▸ **Directive**
Starting at the first line of the listing below, repeat each line up to and including the one containing "const no3RhizoLetters = ['a', 'a', 'a', 'a'];". Leave out pictures.

:: Data segment ::

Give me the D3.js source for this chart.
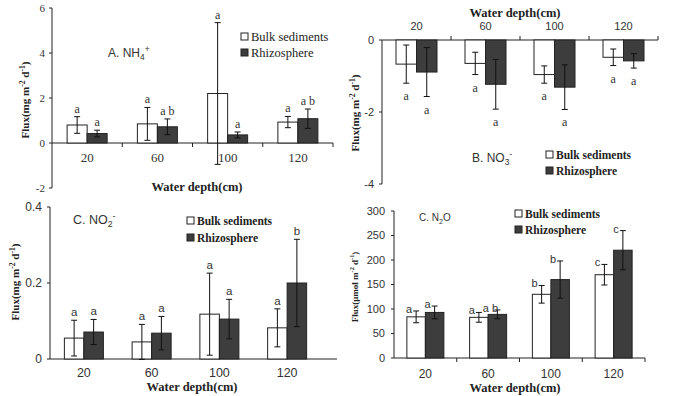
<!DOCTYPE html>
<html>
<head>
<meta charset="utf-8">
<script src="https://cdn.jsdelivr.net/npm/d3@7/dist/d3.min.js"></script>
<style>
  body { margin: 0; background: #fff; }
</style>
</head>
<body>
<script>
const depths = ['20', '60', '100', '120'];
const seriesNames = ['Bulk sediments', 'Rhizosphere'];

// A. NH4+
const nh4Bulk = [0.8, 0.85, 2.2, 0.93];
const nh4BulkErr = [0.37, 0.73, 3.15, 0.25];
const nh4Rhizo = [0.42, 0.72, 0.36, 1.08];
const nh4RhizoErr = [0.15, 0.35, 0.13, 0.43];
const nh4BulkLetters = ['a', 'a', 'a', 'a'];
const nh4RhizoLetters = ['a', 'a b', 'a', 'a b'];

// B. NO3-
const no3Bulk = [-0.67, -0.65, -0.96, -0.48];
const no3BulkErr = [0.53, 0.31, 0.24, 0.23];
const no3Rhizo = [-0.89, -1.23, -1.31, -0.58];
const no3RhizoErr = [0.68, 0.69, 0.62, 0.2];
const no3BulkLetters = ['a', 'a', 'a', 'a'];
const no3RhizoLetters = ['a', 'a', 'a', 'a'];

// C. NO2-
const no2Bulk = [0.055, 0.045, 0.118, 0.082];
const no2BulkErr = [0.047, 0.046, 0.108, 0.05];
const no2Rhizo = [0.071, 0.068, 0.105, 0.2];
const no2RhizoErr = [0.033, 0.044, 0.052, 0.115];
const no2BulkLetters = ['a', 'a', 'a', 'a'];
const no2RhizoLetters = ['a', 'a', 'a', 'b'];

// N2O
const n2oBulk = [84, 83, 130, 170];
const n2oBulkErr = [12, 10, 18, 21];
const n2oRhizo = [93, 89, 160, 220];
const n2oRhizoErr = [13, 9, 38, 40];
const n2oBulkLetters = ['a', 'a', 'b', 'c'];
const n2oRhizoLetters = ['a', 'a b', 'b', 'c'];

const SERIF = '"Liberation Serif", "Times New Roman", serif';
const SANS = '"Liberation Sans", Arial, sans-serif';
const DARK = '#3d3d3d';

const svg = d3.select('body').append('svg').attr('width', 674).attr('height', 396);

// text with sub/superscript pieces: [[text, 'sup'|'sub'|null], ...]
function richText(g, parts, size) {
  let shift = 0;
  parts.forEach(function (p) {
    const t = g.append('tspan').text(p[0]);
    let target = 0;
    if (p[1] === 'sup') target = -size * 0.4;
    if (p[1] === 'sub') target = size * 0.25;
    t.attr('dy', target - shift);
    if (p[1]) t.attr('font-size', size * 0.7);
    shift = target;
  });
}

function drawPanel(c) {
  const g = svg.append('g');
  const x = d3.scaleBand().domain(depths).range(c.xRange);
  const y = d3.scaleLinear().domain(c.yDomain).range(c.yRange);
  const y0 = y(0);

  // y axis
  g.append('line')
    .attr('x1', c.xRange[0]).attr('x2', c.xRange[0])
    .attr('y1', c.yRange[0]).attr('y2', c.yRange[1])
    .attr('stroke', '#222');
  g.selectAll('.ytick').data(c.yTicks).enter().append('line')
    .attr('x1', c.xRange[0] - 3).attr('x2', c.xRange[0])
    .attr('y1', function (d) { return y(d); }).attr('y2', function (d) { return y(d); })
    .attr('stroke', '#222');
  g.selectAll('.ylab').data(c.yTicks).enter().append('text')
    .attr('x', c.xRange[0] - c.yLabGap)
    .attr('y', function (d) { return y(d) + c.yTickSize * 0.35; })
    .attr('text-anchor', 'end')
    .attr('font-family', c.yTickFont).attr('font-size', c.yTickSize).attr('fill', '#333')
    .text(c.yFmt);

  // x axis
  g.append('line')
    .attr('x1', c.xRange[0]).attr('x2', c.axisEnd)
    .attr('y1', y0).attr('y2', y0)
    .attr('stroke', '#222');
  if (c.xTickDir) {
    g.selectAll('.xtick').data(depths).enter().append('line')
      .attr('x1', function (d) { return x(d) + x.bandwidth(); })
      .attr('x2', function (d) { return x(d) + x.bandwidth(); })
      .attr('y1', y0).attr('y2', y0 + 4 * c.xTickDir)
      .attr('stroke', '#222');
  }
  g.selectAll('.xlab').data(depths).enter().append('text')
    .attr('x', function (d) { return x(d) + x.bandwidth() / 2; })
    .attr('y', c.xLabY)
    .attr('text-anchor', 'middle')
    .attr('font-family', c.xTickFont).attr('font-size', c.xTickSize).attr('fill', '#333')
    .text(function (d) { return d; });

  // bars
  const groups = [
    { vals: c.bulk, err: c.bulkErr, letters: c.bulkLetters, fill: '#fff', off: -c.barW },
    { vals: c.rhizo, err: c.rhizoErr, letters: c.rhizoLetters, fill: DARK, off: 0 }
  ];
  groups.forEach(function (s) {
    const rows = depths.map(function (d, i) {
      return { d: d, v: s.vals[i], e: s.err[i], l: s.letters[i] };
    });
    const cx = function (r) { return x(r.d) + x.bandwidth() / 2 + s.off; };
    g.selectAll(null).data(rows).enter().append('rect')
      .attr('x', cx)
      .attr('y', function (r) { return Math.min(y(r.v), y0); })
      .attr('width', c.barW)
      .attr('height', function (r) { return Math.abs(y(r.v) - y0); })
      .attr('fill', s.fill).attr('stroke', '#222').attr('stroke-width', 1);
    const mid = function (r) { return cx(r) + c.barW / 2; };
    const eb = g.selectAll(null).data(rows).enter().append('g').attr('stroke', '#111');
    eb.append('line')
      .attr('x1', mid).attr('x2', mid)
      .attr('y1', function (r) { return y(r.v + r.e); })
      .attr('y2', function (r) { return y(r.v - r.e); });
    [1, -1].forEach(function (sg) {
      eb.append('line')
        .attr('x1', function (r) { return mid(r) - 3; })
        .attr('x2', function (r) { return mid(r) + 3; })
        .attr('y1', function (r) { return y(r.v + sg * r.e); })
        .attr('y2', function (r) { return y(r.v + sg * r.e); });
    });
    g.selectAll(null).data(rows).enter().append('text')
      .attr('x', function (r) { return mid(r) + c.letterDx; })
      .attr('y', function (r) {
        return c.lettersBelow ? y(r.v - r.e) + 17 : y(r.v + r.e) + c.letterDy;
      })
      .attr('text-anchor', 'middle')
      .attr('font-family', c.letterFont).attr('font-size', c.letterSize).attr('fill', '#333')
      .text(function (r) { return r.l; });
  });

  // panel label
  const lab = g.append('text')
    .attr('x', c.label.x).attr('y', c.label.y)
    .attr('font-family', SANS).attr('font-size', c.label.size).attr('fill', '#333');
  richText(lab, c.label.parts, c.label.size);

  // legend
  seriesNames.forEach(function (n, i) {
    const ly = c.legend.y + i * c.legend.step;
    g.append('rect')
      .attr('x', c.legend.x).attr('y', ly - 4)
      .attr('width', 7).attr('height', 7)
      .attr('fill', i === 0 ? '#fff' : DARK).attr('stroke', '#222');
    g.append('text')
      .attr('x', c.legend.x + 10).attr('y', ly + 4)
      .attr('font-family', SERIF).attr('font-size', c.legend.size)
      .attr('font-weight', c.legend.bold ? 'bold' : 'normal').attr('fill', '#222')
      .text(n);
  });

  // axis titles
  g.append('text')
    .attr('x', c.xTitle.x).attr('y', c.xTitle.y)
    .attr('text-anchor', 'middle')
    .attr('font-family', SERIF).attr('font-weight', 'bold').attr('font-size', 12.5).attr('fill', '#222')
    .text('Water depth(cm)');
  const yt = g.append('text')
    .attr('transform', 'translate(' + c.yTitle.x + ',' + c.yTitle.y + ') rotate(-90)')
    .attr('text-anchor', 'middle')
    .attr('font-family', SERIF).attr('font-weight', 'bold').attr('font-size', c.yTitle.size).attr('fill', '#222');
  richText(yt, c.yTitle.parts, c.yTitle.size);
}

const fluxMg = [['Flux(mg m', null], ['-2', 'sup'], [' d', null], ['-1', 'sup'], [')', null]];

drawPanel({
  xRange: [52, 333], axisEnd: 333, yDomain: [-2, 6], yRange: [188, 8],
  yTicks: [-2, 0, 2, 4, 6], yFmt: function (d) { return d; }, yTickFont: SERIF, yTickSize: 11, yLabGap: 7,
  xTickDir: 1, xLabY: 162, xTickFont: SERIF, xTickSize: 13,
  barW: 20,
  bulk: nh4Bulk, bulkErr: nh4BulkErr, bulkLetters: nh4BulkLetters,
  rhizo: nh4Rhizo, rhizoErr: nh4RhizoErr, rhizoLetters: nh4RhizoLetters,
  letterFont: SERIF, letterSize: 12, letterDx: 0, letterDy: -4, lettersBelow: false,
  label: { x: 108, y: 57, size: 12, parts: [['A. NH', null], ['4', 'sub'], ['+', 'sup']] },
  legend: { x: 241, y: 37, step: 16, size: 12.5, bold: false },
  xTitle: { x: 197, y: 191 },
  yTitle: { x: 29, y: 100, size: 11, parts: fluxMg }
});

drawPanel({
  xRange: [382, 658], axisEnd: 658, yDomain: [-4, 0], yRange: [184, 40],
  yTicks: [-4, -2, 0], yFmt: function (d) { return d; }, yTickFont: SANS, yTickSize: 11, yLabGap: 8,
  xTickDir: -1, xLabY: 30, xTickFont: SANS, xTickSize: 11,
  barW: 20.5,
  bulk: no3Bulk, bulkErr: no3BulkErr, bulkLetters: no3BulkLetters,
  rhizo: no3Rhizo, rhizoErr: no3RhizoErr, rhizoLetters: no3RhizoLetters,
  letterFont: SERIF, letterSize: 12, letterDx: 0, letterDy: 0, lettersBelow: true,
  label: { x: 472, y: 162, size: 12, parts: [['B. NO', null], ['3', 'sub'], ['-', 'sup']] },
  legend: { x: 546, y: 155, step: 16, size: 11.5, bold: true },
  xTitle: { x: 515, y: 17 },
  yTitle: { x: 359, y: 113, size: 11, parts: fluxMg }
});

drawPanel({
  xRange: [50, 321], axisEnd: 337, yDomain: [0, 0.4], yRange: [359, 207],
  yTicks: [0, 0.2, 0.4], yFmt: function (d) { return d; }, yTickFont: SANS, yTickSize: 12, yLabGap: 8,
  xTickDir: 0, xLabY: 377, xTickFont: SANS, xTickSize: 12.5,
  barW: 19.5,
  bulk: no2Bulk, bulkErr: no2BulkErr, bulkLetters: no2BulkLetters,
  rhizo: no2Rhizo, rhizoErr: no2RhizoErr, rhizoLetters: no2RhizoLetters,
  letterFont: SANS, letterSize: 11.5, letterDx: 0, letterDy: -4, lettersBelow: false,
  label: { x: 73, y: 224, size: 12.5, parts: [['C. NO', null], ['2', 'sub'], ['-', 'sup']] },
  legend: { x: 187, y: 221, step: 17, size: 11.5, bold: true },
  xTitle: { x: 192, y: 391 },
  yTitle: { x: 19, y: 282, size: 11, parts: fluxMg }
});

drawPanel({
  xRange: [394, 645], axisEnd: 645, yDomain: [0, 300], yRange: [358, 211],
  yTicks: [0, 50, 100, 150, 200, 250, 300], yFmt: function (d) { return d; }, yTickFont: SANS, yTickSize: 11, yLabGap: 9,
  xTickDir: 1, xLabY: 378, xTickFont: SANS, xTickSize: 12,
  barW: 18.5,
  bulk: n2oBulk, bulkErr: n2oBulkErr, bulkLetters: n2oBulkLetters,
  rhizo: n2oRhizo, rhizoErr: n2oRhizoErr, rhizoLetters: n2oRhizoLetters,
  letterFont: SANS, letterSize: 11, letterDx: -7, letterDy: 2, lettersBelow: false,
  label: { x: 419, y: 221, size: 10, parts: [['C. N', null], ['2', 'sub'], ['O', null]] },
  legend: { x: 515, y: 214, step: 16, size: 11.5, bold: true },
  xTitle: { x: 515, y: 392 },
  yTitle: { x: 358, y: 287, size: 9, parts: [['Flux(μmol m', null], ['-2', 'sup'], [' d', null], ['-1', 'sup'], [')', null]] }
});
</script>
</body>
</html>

:::

▸ **Exercise solution**
Give me the D3.js source for this chart.
<!DOCTYPE html>
<html>
<head>
<meta charset="utf-8">
<script src="https://cdn.jsdelivr.net/npm/d3@7/dist/d3.min.js"></script>
<style>
  body { margin: 0; background: #fff; }
</style>
</head>
<body>
<script>
const depths = ['20', '60', '100', '120'];
const seriesNames = ['Bulk sediments', 'Rhizosphere'];

// A. NH4+
const nh4Bulk = [0.8, 0.85, 2.2, 0.93];
const nh4BulkErr = [0.37, 0.73, 3.15, 0.25];
const nh4Rhizo = [0.42, 0.72, 0.36, 1.08];
const nh4RhizoErr = [0.15, 0.35, 0.13, 0.43];
const nh4BulkLetters = ['a', 'a', 'a', 'a'];
const nh4RhizoLetters = ['a', 'a b', 'a', 'a b'];

// B. NO3-
const no3Bulk = [-0.67, -0.65, -0.96, -0.48];
const no3BulkErr = [0.53, 0.31, 0.24, 0.23];
const no3Rhizo = [-0.89, -1.23, -1.31, -0.58];
const no3RhizoErr = [0.68, 0.69, 0.62, 0.2];
const no3BulkLetters = ['a', 'a', 'a', 'a'];
const no3RhizoLetters = ['a', 'a', 'a', 'a'];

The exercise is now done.